Life insurance is a contract between an insurance policy holder and an insurance company, where the insurance company promises to pay a designated beneficiary a sum of money in exchange for a premium, upon the death of an insured person.
Three main types of life insurance
There are three primary types of life insurance you have to choose from, each providing the ability to serve your specific needs.
Some people only need one type and some have needs that require using multiple types of life insurance, which is the great thing about life insurance. Life insurance is fully customizable to meet the various needs of individuals, families, business owners, banks and even large corporations. Life insurance is as simple or complex as it needs to be to match the your scenario, and you should work with an agent who can help you have those discussions to ensure you make the right choice.
Term Life Insurance
Term life is often chosen for its simplicity and affordability, especially for temporary coverage needs.

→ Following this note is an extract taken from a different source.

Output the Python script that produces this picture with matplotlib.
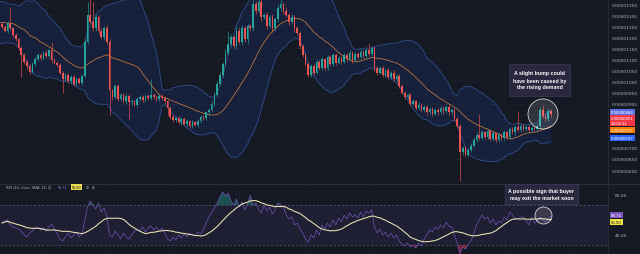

- Definition: Term Life Insurance is a type of life insurance policy that provides coverage for a specific period or “term” (e.g., 10, 20, 30 years). If the insured person dies during this term, the policy pays a death benefit to the beneficiaries.
- Characteristics: It’s typically the most straightforward and affordable type of life insurance. The premiums are fixed and are based on the term length and the amount of coverage. There is no cash value accumulation in this type of policy.
Whole Life Insurance
Whole life is selected for lifelong coverage and cash value accumulation, often for estate planning or wealth transfer.
- Definition: Whole Life Insurance is a type of permanent life insurance that provides coverage for the insured’s entire lifetime, as long as premiums are paid. It includes a death benefit and a savings component, known as cash value.
- Characteristics: Premiums are typically higher than term life insurance. The cash value component grows over time and can be borrowed against or withdrawn. Whole life policies offer fixed premiums and a guaranteed cash value growth rate.
Universal Life Insurance
Universal life offers a balance between permanent coverage and financial flexibility, suitable for those with varying income or financial needs over time.
- Definition: Universal Life Insurance is another form of permanent life insurance that offers more flexibility than whole life insurance. It provides a death benefit and a cash value component, but allows policyholders to adjust their premiums and death benefits.
- Characteristics: The cash value of a universal life policy earns interest based on the current market or minimum interest rate, which can vary. Policyholders can use the cash value to pay premiums or leave it to accumulate. The flexibility in premium payments and death benefits makes it more complex but adaptable to changing financial situations.
Each type of life insurance serves different financial needs and goals, so it’s important to meet with a licensed agent who can help you understand which type makes the most sense for your needs and budget.